駅へ向かう道はガラスキで、今回の花火大会の地元率にしみじみする。ツアー客も結構来ていたが、その数は夏の1~2割程度か…。
2次会に到着したのはだいぶ経ってからであった(大遅刻)。いつものように楽しいひと時であった。
ホテルに大型バス2台分の団体客がいたせいか、翌朝のバイキングで行列。新幹線の時間に合わせてチェックアウトする。
新幹線のチケットをなぜか子供で予約取っていたということが発覚して大慌てしたが(えきねっとでポチるときに間違えたらしい)、帰路は爆睡で東京まであっちゅー間だった。
一昨年に初めて開催され、昨年がISFで奇跡の1週間となり、そして今年。「春の章」としては、本質を問われるときである。今までの冠が使えない分、花火本体のみでの勝負が必要になってくる。今年の評判が来年の集客に影響出るんだよね。
まだ、夏ほどの集客力があるとは言えないけれど、大切に大きくしていっていただきたい花火大会である。
以下は私感。
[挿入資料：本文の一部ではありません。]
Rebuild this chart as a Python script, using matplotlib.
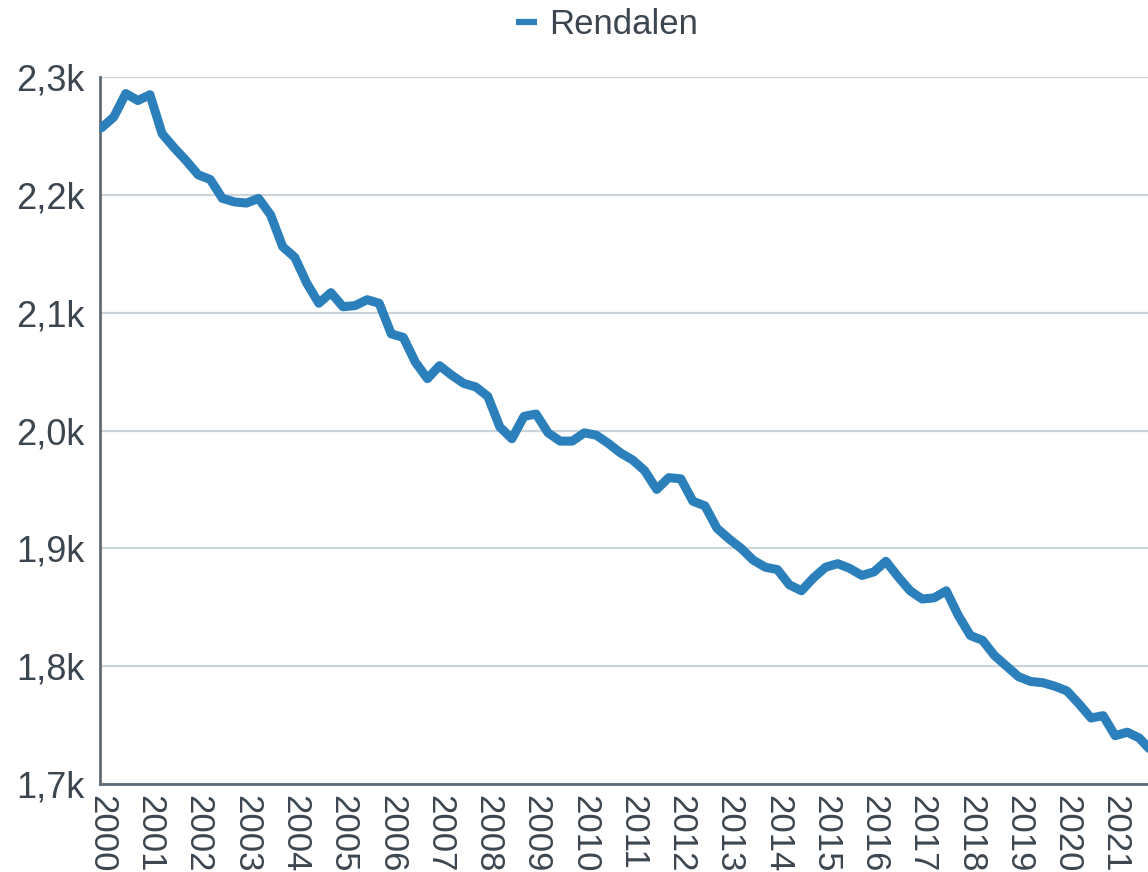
import numpy as np
import matplotlib
matplotlib.use("Agg")
import matplotlib.pyplot as plt
from matplotlib.ticker import FuncFormatter

plt.rcParams['font.family'] = ['Liberation Sans', 'DejaVu Sans']

# kvartalsvis folketall, Rendalen (2000K1 ...)
series_name = "Rendalen"
start_year = 2000
population = [
    2257, 2266, 2286, 2280, 2285, 2252, 2240, 2229,
    2217, 2213, 2197, 2194, 2193, 2197, 2183, 2156,
    2147, 2125, 2108, 2117, 2105, 2106, 2111, 2108,
    2082, 2079, 2058, 2044, 2055, 2047, 2040, 2037,
    2029, 2003, 1993, 2012, 2014, 1998, 1991, 1991,
    1998, 1996, 1989, 1981, 1975, 1966, 1950, 1960,
    1959, 1940, 1936, 1917, 1908, 1900, 1890, 1884,
    1882, 1869, 1864, 1875, 1884, 1887, 1883, 1877,
    1880, 1889, 1876, 1864, 1857, 1858, 1864, 1843,
    1826, 1822, 1809, 1800, 1791, 1787, 1786, 1783,
    1779, 1768, 1756, 1758, 1741, 1744, 1739, 1728,
]
tick_years = list(range(2000, 2022))
y_ticks = [1700, 1800, 1900, 2000, 2100, 2200, 2300]

text_color = '#3b4650'
line_color = '#2b7fbb'

t = start_year + np.arange(len(population)) / 4.0

fig = plt.figure(figsize=(11.48, 8.72), dpi=100)
ax = fig.add_axes([0.0871, 0.1009, 0.9129, 0.8108])

ax.plot(t, population, color=line_color, linewidth=6.5, solid_joinstyle='round',
        solid_capstyle='round', label=series_name, zorder=3)

ax.set_ylim(1700, 2300)
ax.set_xlim(1999.965, 2021.68)
ax.set_yticks(y_ticks)
ax.yaxis.set_major_formatter(FuncFormatter(lambda v, p: f"{v/1000:.1f}k".replace('.', ',')))
ax.set_xticks(tick_years)
ax.set_xticklabels([str(y) for y in tick_years], rotation=-90)

ax.grid(axis='y', color='#ccd3d9', linewidth=1.6, zorder=0)
ax.grid(axis='x', visible=False)
for s in ['top', 'right']:
    ax.spines[s].set_visible(False)
for s in ['left', 'bottom']:
    ax.spines[s].set_color('#5f6b74')
    ax.spines[s].set_linewidth(2)

ax.tick_params(axis='both', length=0, colors=text_color)
ax.tick_params(axis='y', pad=11, labelsize=26)
ax.tick_params(axis='x', pad=8, labelsize=25)

leg = fig.legend(loc='upper center', bbox_to_anchor=(0.529, 1.027), frameon=False,
                 fontsize=25, handlelength=0.6, handletextpad=0.35)
for txt in leg.get_texts():
    txt.set_color(text_color)
for h in leg.get_lines():
    h.set_linewidth(4.5)
    h.set_solid_capstyle('butt')

fig.savefig('out.png', dpi=100)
メモ代わりの戯言。
大曲の関係者へ…。年4回の大曲の花火はいいが、どう異なるのか一般のお客様に分かるようなキャッチフレーズを付けましょう!
下記は一例
冬の章:全国精鋭の若手花火師による新作花火の発表会
春の章:海外の花火会社とのコラボで新たな花火を提案する
夏の章:日本一の花火師を決める大会
秋の章:音楽花火で楽しむ一大オペラ なんてかな~。
(↑正直よく理解できていない)
現状集客の多くを団体旅行業者に頼っている部分はあるだろうが、そういうライトユーザーには夏とそれ以外の季節の花火の区別がついているとは思えない。
夏でさえ、競技大会と理解せずに見に来ている主体性のない団体客は意外と多い。まず夏をしっかりと認知させたうえで(宣材画像が大会提供花火ばかりじゃダメ。前年優勝玉を押すぐらいの思い切りは必要だと思う)、その夏とどう違うかを各花火ではっきりさせないと、売る側(旅行業者)ももやっとした気持ちでしか売らない。
ちなみに、某社は毎年年末には夏の大曲の花火ツアーは販売を始め(もちろん席は確定してない)、桜の咲く前にはそれ以外の夏ツアーの企画は済んでいる。年が明けて年度が改まってからでは遅いんだよね…。